LA MOSTRA
La stanza delle meraviglie

Una storia romanzesca (e tragica) ha come protagonista il dipinto «La Tinca» di Filippo De Pisis (1896-1956), pittore e poeta ferrarese autore di nature morte e tele dai toni evanescenti e dal tratto spezzato, «a zampa di mosca» secondo Eugenio Montale.
In occasione della donazione al Fai della raccolta d’arte del Novecento di Claudia Gian Ferrari, cui era pervenuta anche questa natura morta di De Pisis, se ne è approfondita la storia, scoprendo che era solo uno dei lavori del maestro ferrarese appartenente alla collezione di Luigi Vittorio Fossati Bellani.
Membro di una famiglia monzese di industriali del tessile, appassionato bibliofilo (la sua ricca collezione di guide e libri di viaggio è stata donata alla Biblioteca Ambrosiana di Milano), aveva conosciuto a Firenze De Pisis, grazie all’amico scrittore Marino Moretti.
Rimastone folgorato, ne divenne collezionista. Oltre a una ventina di De Pisis, Bellani possedeva anche lavori di Antonio Antony de Witt, Ottone Rosai e Alberto Savinio.

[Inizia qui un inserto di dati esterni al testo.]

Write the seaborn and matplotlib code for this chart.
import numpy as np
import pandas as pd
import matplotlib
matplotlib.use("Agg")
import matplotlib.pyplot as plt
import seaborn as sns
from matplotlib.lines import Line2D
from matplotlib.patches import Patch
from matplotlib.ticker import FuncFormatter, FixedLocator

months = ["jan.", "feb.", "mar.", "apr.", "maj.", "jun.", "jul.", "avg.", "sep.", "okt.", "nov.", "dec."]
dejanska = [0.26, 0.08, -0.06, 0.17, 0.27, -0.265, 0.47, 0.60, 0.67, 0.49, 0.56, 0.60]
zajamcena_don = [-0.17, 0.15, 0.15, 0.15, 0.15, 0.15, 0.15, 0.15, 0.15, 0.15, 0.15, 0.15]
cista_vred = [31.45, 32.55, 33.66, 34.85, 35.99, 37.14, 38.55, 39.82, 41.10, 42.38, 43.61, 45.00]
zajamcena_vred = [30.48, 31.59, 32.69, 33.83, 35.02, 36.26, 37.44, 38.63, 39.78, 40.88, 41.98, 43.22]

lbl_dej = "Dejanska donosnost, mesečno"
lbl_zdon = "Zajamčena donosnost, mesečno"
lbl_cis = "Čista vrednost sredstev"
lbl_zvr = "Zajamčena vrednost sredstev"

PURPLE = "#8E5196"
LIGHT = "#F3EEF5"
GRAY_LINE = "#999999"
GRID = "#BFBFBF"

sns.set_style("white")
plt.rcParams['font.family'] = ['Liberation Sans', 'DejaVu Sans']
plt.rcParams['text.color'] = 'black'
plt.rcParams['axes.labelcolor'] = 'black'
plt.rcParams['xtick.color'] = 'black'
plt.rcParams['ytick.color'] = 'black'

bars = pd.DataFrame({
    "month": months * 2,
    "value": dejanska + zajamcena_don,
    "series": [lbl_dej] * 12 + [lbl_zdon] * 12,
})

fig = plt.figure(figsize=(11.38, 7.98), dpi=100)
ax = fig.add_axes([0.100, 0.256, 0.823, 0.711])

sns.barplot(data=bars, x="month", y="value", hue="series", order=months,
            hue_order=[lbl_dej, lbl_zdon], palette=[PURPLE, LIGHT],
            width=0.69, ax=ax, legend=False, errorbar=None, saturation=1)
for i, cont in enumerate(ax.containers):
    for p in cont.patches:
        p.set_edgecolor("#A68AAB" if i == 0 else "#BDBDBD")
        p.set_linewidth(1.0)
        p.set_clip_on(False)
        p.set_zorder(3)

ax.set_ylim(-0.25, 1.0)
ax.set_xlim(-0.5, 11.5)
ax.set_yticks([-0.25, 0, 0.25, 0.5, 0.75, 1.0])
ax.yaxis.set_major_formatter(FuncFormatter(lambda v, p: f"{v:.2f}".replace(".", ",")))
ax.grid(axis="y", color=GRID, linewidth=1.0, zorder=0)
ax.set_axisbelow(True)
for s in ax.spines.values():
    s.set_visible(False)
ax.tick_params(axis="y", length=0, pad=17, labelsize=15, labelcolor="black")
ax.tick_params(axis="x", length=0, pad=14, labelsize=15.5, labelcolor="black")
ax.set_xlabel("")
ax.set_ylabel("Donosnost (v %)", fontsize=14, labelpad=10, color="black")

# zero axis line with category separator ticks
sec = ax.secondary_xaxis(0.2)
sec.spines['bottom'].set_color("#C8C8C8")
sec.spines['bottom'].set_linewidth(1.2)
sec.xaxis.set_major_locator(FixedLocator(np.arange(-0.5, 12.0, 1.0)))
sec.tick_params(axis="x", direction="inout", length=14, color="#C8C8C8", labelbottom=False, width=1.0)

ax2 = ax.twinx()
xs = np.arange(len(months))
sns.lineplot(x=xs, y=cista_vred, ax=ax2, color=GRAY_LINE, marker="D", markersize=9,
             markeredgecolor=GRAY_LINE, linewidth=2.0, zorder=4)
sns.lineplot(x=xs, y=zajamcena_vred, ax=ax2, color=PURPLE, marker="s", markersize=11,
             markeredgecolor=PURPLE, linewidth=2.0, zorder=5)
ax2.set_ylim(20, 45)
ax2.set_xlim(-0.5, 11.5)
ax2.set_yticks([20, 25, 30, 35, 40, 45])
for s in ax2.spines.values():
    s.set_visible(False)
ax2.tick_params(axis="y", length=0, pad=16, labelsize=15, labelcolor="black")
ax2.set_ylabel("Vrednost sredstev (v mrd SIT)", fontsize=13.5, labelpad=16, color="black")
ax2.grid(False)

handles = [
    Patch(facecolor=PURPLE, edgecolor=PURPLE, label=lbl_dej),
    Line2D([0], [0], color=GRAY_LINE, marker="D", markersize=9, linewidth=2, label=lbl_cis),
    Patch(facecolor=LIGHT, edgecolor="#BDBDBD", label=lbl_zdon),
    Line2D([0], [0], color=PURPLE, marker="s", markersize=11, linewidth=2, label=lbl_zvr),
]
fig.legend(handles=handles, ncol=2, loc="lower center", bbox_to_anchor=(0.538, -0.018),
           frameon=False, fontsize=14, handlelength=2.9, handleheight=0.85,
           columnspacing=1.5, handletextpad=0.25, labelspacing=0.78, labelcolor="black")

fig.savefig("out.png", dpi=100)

Erano esposti nella sala del suo appartamento romano in via Rasella, la via dell’attentato partigiano contro le forze d’occupazione tedesche che porterà all’eccidio delle Fosse Ardeatine (1944).
Questo evento drammatico segnò per sempre il destino di Bellani: coinvolto nei rastrellamenti tedeschi, venne rilasciato ma dopo alcuni giorni, il 3 aprile 1944, morì, provato fisicamente e moralmente dall’accaduto, e la sua collezione venne dispersa.

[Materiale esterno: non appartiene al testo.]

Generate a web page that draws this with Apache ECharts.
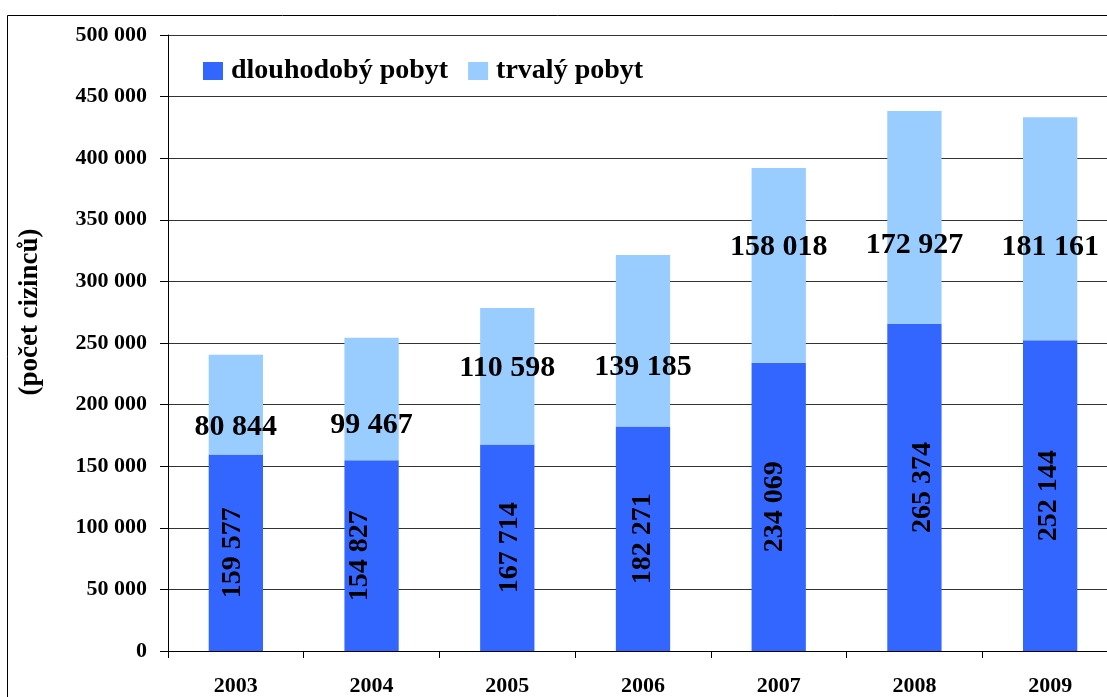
<!DOCTYPE html>
<html>
<head>
<meta charset="utf-8">
<script src="https://cdn.jsdelivr.net/npm/echarts@6/dist/echarts.min.js"></script>
<style>
  html, body { margin: 0; padding: 0; background: #fff; }
  #chart { width: 1107px; height: 697px; }
</style>
</head>
<body>
<div id="chart"></div>
<script>
const years = ['2003', '2004', '2005', '2006', '2007', '2008', '2009']
const longTerm = [159577, 154827, 167714, 182271, 234069, 265374, 252144]
const permanent = [80844, 99467, 110598, 139185, 158018, 172927, 181161]
const seriesNames = ['dlouhodobý pobyt', 'trvalý pobyt']
const yTitle = '(počet cizinců)'

// label nudges as placed by hand in the original chart
const permanentLabelDy = [23, 26, -8, 27, -18, 28, 18]
const longTermLabelDy = [-3, -12, 2, 0, -4, 8, -1]

const font = '"Liberation Serif", "Times New Roman", serif'
const fmt = v => String(v).replace(/\B(?=(\d{3})+(?!\d))/g, ' ')

const chart = echarts.init(document.getElementById('chart'))

chart.setOption({
  animation: false,
  textStyle: { fontFamily: font, fontWeight: 'bold', color: '#000' },
  graphic: [{
    type: 'rect',
    shape: { x: 7.5, y: 15.5, width: 1200, height: 800 },
    style: { fill: 'none', stroke: '#000', lineWidth: 1 },
    z: -1
  }, {
    type: 'text',
    x: 30,
    y: 312,
    rotation: Math.PI / 2,
    style: {
      text: yTitle,
      fontFamily: font,
      fontWeight: 'bold',
      fontSize: 27,
      fill: '#000',
      align: 'center',
      verticalAlign: 'middle'
    }
  }],
  legend: {
    left: 203,
    top: 57,
    padding: 0,
    itemWidth: 20,
    itemHeight: 18,
    itemGap: 20,
    icon: 'rect',
    textStyle: {
      fontFamily: font,
      fontWeight: 'bold',
      fontSize: 28,
      color: '#000',
      padding: [0, 0, 0, 3]
    },
    data: seriesNames
  },
  grid: {
    left: 168,
    right: -11,
    top: 35,
    bottom: 46,
    outerBoundsMode: 'none'
  },
  xAxis: {
    type: 'category',
    data: years,
    axisLine: { lineStyle: { color: '#000', width: 1 } },
    axisTick: { show: true, length: 7, lineStyle: { color: '#000' } },
    axisLabel: {
      margin: 24,
      fontFamily: font,
      fontWeight: 'bold',
      fontSize: 22,
      color: '#000'
    }
  },
  yAxis: {
    type: 'value',
    min: 0,
    max: 500000,
    interval: 50000,
    axisLine: { show: true, lineStyle: { color: '#000', width: 1 } },
    axisTick: { show: true, length: 8, lineStyle: { color: '#000' } },
    splitLine: { lineStyle: { color: '#333', width: 1 } },
    axisLabel: {
      margin: 21,
      fontFamily: font,
      fontWeight: 'bold',
      fontSize: 22,
      color: '#000',
      formatter: fmt
    }
  },
  series: [{
    name: seriesNames[0],
    type: 'bar',
    stack: 'total',
    barWidth: '40%',
    itemStyle: { color: '#3366ff' },
    label: {
      show: true,
      position: 'inside',
      rotate: 90,
      fontFamily: font,
      fontWeight: 'bold',
      fontSize: 28,
      color: '#000',
      formatter: p => fmt(p.value)
    },
    data: longTerm.map((v, i) => ({ value: v, label: { offset: [0, longTermLabelDy[i]] } }))
  }, {
    name: seriesNames[1],
    type: 'bar',
    stack: 'total',
    barWidth: '40%',
    itemStyle: { color: '#99ccff' },
    label: {
      show: true,
      position: 'inside',
      fontFamily: font,
      fontWeight: 'bold',
      fontSize: 30,
      color: '#000',
      formatter: p => fmt(p.value)
    },
    data: permanent.map((v, i) => ({ value: v, label: { offset: [0, permanentLabelDy[i]] } }))
  }]
})
</script>
</body>
</html>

La storia è raccontata in una raffinata mostra a Villa Necchi Campiglio (con approfondimenti nei saggi in catalogo Skira) a cura di Paolo Campiglio e Roberto Dulio, che ricostruisce - anche grazie a preziose testimonianze fotografiche - la «Stanza di Filippo de Pisis» nel palazzo di via Rasella.
Tra i capolavori ritrovati anche opere fino a oggi ritenute disperse, con il «Bacchino» (1928, nella foto sotto a sinistra), o mai esposte, come il «San Sebastiano» (1930), prima di numerose tele dedicate al soggetto.
Il particolare sodalizio tra Bellani e De Pisis si rafforzò nei primi Anni Quaranta durante il soggiorno romano dell’artista, come testimoniano alcune delle tele esposte, tra cui una veduta dalla finestra del palazzo di via Rasella.